In a corporate brewing environment, virtually every stage of brewing is automated. Whereas in a craft environment, there is considerably more ‘hands-on’ work. This is a kind of romantic view of a brewery where you can imagine beer being produced in a manual and analogue way. It also gets to the nuts and bolts of what craft means – skilled production using your hands. Yet, in my travels around New Zealand, I noticed that automation is creeping into many craft breweries. Almost everyone I spoke to was in the process of buying a centrifuge. Automation is a necessary consequence of growth, and I don’t castigate any craft brewer for introducing automation. What is unclear is when, or if, too much automation diminishes the craft designation.
Brewers in New Zealand also resonated with innovation.

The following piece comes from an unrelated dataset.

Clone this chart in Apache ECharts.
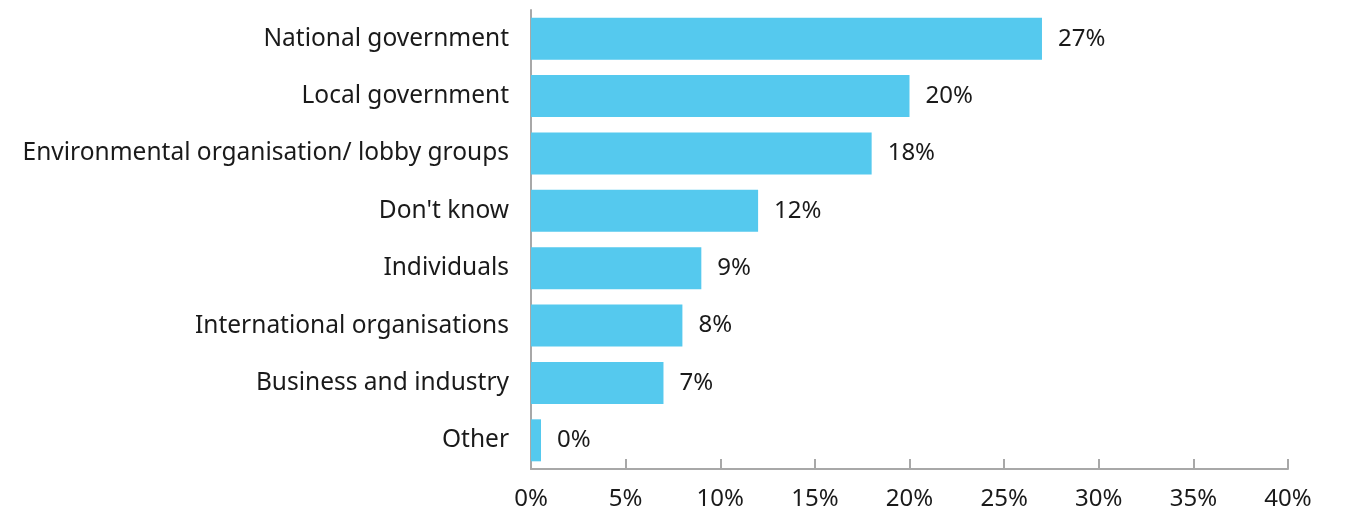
<!DOCTYPE html>
<html>
<head>
<meta charset="utf-8">
<script src="https://cdn.jsdelivr.net/npm/echarts@6/dist/echarts.min.js"></script>
<style>
  html, body { margin: 0; padding: 0; background: #ffffff; }
  #chart { width: 1345px; height: 511px; }
</style>
</head>
<body>
<div id="chart"></div>
<script>
// Who respondents see as responsible (share of responses, %)
const categories = [
  'National government',
  'Local government',
  'Environmental organisation/ lobby groups',
  "Don't know",
  'Individuals',
  'International organisations',
  'Business and industry',
  'Other'
];
const shares = [27, 20, 18, 12, 9, 8, 7, 0];

const FONT = '"Noto Sans", "Open Sans", sans-serif';
const TEXT = '#1a1a1a';
const AXIS = '#a8a8a8';
const BAR = '#55c9ee';
const SIZE = 24;

const chart = echarts.init(document.getElementById('chart'), null, { renderer: 'canvas' });
chart.setOption({
  animation: false,
  grid: { left: 531, right: 57, top: 10, bottom: 42, containLabel: false },
  xAxis: {
    type: 'value',
    min: 0,
    max: 40,
    interval: 5,
    axisLine: { show: true, lineStyle: { color: AXIS, width: 2 } },
    axisTick: { show: true, inside: true, length: 10, lineStyle: { color: AXIS, width: 2 } },
    splitLine: { show: false },
    axisLabel: {
      formatter: '{value}%',
      color: TEXT,
      fontFamily: FONT,
      fontSize: SIZE,
      margin: 18
    }
  },
  yAxis: {
    type: 'category',
    inverse: true,
    data: categories,
    axisLine: { show: true, lineStyle: { color: AXIS, width: 2 } },
    axisTick: { show: false },
    axisLabel: {
      color: TEXT,
      fontFamily: FONT,
      fontSize: 24.5,
      margin: 22,
      padding: [0, 0, 3, 0]
    }
  },
  series: [{
    type: 'bar',
    data: shares,
    barWidth: 42,
    barMinHeight: 10,
    itemStyle: { color: BAR },
    label: {
      show: true,
      position: 'right',
      distance: 16,
      formatter: '{c}%',
      color: TEXT,
      fontFamily: FONT,
      fontSize: SIZE
    }
  }]
});
</script>
</body>
</html>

Virtually everyone I spoke with considered their craft brewery to be innovative. Innovation takes on a few different forms, with the most obvious to consumers being the swathes of new and interesting beers that appear on bottle shop shelves each week. But innovation also represents new processes and brewing techniques at the backend of the brewery. Those innovations are geared towards improving beer quality and lowering the cost of production.
Craft brewery innovation is also represented by collaboration. Again, as consumers, we are familiar with collaboration beers. I will discuss collaboration brewing in an upcoming article but, in short, collaboration brewing isn’t always especially collaborative. Several brewers I spoke with aspired to deeper levels of collaboration, including sharing marketing resources and campaigning for legislative change. Unfortunately, the same brewers explained they lack the time necessary for such collaboration.
Interestingly, two brewers I spoke with went against the grain and argued that craft breweries aren’t innovative. Instead, they said craft breweries are good at quickly replicating beer styles, and replication is not the same as innovation. Looking at the meteoric rise of the hazy IPA, we can see that mimicking trends is common in the craft brewing space. In my opinion, mimicry can be innovative, so long as a brewery puts its own twist on a beer.
Ideas of being community-oriented are viewed differently by brewers in New Zealand.
A couple of brewers I spoke with resonated with the American Brewers Association’s view of the craft brewery in the community. Perhaps unsurprisingly, those brewers were US-born. Contributing to a local community can be a charitable act, but it also makes sense from a commerce perspective; craft breweries, especially in the early years of operation, depend greatly on local commerce, so it does well to be a good neighbour and contribute to the community. For Kiwi brewers, community focuses mainly on the idea that craft brewers exist in a professional community, a community that is centred on cooperation and support, giving the craft brewing industry a kind and friendly appearance, in my opinion.